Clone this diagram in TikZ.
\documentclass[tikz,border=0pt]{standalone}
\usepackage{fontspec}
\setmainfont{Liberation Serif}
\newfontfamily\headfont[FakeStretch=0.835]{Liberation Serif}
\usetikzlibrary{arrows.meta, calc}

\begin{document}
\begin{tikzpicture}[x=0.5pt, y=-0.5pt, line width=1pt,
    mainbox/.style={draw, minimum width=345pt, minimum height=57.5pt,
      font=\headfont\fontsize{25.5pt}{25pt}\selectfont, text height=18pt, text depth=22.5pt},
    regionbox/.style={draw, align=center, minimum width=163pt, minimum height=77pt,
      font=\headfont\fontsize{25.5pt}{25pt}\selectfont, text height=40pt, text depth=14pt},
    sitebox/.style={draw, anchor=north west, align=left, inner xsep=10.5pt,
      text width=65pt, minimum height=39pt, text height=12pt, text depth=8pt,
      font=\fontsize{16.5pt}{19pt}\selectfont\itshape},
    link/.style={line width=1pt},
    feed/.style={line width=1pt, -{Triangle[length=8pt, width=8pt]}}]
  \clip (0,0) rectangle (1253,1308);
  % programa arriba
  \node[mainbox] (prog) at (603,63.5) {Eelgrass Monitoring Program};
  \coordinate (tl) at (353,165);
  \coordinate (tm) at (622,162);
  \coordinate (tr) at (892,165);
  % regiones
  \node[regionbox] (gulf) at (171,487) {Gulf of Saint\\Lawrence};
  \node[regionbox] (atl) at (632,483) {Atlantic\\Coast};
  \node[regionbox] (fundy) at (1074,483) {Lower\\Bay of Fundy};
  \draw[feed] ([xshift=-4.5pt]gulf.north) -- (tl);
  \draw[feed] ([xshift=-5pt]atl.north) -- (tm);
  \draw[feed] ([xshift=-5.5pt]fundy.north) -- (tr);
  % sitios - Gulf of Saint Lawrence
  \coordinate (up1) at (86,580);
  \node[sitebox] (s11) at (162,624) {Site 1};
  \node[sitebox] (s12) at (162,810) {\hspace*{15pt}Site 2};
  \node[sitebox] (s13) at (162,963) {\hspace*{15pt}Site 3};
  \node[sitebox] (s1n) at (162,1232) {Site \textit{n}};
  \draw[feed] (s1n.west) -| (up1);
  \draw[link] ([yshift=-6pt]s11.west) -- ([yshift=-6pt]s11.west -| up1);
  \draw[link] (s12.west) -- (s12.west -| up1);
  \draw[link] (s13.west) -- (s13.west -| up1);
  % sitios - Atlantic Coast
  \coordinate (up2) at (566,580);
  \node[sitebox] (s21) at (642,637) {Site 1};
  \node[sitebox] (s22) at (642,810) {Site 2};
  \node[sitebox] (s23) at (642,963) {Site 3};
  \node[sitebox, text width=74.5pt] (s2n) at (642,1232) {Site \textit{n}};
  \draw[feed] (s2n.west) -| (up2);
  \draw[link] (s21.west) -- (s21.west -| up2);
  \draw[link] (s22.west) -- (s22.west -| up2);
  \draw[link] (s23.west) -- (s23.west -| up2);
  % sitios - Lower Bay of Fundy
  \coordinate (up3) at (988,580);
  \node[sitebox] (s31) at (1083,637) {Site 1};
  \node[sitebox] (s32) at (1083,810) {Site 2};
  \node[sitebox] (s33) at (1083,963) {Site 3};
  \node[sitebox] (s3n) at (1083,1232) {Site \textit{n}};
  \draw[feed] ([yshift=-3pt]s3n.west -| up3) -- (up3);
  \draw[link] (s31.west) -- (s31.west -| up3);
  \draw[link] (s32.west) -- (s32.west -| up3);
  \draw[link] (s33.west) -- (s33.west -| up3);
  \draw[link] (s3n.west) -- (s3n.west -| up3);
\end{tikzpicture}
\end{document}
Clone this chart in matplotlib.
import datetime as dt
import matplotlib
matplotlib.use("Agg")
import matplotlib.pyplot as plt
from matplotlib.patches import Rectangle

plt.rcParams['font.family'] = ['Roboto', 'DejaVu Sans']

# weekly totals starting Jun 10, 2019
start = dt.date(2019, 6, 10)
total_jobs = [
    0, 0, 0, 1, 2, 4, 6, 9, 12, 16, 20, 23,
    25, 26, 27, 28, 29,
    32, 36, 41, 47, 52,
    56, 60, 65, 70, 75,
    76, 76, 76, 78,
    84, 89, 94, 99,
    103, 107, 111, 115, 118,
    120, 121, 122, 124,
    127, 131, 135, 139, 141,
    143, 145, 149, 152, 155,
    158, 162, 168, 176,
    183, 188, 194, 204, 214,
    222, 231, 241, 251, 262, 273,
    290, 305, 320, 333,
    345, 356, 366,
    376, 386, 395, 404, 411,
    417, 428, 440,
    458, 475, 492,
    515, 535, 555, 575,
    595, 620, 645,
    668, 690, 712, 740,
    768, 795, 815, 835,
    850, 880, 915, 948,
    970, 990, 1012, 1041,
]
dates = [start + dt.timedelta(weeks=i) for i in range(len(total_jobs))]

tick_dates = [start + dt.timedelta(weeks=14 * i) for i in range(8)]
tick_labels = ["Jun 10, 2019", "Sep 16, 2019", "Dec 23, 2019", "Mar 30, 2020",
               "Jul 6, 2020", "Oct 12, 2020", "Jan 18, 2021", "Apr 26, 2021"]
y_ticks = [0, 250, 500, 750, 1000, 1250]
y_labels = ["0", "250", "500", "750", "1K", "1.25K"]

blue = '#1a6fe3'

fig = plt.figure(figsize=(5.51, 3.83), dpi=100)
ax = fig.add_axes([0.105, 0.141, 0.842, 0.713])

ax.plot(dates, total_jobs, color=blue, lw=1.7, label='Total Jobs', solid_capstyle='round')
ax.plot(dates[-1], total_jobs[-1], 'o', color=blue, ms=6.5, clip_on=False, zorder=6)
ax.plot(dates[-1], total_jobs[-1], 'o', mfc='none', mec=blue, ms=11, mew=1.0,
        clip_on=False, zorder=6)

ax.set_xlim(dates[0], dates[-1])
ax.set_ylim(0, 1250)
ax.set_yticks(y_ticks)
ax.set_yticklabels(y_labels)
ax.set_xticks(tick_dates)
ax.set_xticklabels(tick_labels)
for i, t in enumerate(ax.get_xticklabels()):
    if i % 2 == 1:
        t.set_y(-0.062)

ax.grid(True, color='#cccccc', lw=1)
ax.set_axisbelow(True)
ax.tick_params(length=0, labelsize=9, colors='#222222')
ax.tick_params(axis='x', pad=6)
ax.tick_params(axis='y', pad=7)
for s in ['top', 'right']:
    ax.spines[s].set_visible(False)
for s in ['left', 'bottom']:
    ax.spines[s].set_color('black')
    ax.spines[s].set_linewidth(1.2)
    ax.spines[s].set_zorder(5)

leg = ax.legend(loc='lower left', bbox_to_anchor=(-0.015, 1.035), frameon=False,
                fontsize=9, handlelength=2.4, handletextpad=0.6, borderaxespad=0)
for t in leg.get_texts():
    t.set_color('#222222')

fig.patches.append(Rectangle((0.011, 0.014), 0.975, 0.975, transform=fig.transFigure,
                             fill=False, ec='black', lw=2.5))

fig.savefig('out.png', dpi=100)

---

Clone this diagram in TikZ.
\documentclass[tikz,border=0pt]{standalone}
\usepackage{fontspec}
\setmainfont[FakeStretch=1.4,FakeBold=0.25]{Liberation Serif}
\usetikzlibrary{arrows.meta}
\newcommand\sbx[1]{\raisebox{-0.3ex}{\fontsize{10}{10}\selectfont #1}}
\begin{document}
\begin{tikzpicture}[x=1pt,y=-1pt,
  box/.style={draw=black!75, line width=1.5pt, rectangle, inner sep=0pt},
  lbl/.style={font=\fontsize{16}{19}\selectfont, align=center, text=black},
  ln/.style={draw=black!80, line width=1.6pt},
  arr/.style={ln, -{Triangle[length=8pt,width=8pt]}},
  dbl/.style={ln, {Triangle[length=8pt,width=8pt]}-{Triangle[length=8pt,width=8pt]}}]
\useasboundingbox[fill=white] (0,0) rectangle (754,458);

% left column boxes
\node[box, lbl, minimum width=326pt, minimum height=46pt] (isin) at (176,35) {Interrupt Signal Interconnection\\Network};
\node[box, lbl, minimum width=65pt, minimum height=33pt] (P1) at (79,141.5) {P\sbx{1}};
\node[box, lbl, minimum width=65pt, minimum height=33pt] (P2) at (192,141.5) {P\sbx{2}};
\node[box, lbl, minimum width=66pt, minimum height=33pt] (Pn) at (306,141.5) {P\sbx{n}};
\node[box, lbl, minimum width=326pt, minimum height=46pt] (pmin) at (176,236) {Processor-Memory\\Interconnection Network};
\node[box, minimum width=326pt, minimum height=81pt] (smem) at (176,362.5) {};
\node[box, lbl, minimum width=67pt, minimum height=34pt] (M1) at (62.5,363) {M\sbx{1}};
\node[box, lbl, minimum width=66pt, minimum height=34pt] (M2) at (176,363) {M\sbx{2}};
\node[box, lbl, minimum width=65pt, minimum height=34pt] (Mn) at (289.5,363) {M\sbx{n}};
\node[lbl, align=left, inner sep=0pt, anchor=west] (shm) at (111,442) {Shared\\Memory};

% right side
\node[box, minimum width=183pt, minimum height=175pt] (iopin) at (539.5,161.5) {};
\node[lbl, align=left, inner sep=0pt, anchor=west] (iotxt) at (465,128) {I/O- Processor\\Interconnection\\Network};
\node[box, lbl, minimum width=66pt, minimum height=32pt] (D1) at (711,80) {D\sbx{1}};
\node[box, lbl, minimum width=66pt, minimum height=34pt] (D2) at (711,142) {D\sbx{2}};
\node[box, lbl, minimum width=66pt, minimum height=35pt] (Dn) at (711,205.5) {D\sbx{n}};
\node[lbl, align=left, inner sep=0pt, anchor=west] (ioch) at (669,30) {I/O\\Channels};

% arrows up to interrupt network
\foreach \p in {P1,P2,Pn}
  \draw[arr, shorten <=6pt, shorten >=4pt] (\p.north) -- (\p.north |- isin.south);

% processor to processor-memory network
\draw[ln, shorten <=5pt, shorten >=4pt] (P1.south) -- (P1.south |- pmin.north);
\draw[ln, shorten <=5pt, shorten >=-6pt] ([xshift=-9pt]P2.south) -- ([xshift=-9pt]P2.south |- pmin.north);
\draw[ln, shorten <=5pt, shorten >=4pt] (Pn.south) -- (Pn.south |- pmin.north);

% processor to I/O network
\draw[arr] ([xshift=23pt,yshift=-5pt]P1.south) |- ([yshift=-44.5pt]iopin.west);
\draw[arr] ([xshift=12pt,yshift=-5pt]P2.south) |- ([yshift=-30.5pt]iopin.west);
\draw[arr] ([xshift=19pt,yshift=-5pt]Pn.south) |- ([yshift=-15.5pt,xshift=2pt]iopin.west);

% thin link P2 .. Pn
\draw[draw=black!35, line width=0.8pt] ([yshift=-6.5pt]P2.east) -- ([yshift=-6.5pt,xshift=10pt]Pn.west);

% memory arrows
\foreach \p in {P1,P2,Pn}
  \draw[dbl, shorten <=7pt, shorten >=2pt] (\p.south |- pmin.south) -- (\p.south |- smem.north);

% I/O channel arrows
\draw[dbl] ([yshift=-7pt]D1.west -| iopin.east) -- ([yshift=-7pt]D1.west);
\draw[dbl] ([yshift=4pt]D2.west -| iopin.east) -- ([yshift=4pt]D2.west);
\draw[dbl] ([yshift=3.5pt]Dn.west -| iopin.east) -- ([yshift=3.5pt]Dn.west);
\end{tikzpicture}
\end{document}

--

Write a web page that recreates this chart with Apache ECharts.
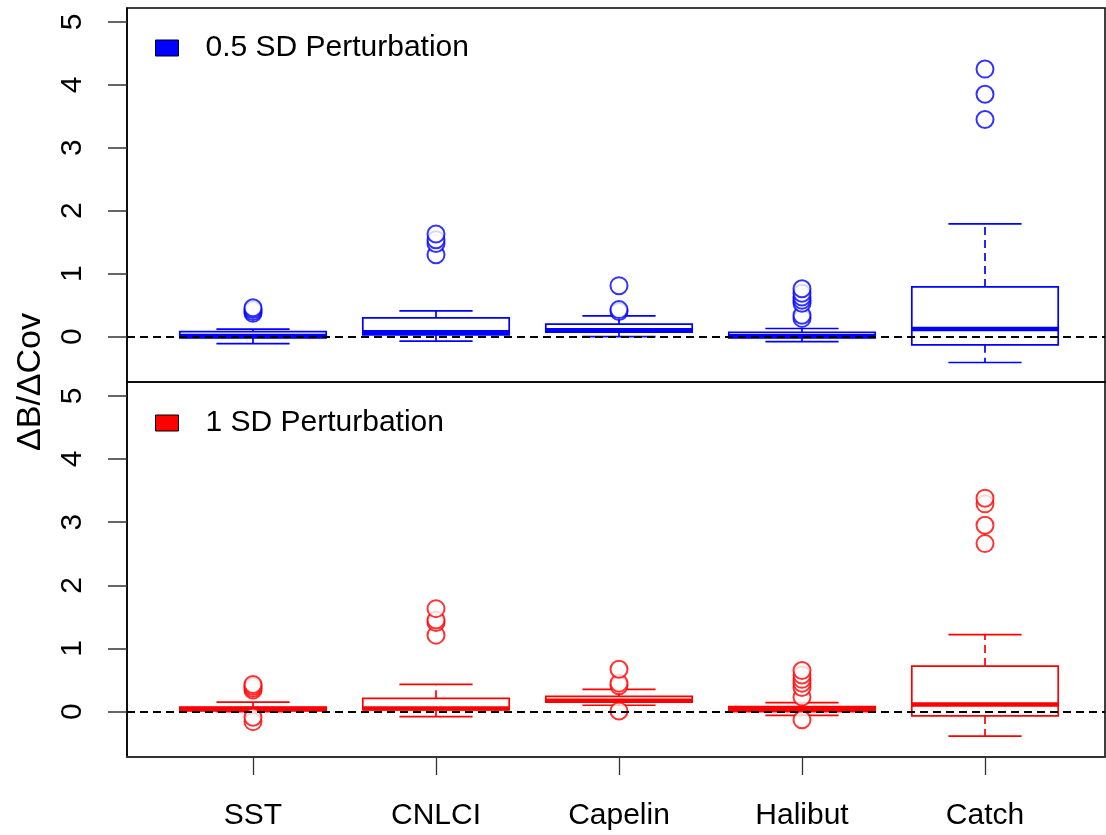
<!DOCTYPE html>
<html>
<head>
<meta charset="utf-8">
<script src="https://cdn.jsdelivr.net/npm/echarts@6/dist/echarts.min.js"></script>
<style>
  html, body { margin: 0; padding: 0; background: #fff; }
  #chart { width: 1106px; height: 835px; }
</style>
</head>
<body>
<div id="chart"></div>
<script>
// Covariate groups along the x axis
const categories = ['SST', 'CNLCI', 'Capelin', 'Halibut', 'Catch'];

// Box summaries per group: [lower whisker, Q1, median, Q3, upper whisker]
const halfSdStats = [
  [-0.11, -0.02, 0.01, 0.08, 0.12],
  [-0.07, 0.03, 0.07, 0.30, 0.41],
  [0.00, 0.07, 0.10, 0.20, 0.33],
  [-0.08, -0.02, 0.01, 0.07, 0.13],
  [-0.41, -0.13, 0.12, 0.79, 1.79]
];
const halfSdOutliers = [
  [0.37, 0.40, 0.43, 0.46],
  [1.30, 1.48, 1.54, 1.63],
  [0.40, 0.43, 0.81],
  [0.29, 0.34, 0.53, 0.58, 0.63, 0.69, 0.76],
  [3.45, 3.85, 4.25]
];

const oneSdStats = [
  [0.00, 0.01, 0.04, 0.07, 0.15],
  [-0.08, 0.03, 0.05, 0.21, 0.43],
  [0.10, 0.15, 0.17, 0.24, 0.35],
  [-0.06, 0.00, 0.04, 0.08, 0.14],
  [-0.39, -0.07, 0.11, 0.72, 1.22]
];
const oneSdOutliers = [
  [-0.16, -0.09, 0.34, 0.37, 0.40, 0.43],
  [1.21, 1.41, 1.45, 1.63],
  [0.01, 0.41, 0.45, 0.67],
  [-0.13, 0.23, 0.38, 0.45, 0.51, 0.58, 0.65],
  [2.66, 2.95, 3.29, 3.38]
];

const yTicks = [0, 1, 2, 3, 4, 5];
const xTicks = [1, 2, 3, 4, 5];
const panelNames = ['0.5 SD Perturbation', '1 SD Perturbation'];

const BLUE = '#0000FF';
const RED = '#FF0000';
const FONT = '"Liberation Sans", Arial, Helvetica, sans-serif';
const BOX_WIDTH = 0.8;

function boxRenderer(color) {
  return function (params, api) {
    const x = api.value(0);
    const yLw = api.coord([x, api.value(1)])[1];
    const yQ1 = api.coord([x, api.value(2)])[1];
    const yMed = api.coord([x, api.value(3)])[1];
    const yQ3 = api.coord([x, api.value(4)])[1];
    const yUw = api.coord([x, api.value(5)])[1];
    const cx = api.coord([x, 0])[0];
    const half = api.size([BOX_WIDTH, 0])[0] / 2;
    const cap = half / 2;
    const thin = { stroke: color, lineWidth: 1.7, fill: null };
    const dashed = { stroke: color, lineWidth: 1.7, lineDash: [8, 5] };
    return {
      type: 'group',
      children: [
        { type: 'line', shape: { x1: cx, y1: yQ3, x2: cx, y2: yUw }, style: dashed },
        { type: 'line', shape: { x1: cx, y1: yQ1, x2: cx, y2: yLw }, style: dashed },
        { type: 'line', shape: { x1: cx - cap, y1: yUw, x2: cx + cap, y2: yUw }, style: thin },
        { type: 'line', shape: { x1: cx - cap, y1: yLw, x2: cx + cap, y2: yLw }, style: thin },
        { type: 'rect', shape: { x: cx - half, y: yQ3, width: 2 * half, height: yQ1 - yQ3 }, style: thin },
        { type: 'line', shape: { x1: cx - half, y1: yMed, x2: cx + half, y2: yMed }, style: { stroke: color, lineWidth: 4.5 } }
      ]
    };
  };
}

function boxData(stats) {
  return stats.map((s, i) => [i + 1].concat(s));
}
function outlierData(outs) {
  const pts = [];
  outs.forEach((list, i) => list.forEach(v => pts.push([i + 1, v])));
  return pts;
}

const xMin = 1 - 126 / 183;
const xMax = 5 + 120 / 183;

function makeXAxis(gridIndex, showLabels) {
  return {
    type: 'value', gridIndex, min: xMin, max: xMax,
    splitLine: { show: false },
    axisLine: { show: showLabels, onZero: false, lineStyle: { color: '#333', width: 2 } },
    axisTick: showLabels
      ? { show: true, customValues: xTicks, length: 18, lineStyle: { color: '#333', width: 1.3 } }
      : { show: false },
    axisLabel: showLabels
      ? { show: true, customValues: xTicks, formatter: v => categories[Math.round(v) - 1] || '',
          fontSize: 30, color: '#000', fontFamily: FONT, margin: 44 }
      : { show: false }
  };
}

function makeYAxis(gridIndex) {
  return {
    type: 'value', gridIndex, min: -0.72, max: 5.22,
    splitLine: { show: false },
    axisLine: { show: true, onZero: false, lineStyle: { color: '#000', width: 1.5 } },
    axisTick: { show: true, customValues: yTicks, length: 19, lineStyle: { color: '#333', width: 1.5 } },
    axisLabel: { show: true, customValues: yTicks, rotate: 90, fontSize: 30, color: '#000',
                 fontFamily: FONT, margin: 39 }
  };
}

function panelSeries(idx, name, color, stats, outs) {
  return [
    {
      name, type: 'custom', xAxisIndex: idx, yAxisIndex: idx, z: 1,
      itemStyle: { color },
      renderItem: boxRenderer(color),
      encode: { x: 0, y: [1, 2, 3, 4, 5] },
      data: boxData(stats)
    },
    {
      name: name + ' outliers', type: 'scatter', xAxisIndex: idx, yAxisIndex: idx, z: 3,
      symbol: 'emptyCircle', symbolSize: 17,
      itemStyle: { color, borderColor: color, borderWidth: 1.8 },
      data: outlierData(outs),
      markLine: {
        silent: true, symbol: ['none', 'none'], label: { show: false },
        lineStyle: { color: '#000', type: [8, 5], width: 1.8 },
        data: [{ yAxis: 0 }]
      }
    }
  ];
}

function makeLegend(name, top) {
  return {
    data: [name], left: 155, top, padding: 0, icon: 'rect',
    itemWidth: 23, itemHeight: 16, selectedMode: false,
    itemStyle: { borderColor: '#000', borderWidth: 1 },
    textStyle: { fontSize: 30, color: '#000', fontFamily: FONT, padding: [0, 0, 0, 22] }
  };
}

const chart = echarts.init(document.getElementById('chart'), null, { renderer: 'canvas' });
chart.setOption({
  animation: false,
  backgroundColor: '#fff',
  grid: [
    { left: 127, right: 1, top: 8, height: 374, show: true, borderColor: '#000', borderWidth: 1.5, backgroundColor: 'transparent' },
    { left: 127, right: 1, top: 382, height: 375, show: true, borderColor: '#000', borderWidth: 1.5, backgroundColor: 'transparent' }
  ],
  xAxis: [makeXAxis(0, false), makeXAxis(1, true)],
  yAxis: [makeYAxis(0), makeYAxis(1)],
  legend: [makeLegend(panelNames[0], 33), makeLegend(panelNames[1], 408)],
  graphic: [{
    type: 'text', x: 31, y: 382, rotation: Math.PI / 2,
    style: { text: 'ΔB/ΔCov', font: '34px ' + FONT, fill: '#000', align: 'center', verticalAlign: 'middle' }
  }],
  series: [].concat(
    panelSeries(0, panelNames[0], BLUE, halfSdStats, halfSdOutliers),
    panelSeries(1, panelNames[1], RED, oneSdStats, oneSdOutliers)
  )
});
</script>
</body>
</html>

> **Request**
Look above for the line with "Write a web" and copy exactly from it through the line with "['SST', 'CNLCI', 'Capelin', 'Halibut', 'Catch'];", both included. Omit the pictures.

> **Result**
Write a web page that recreates this chart with Apache ECharts.
<!DOCTYPE html>
<html>
<head>
<meta charset="utf-8">
<script src="https://cdn.jsdelivr.net/npm/echarts@6/dist/echarts.min.js"></script>
<style>
  html, body { margin: 0; padding: 0; background: #fff; }
  #chart { width: 1106px; height: 835px; }
</style>
</head>
<body>
<div id="chart"></div>
<script>
// Covariate groups along the x axis
const categories = ['SST', 'CNLCI', 'Capelin', 'Halibut', 'Catch'];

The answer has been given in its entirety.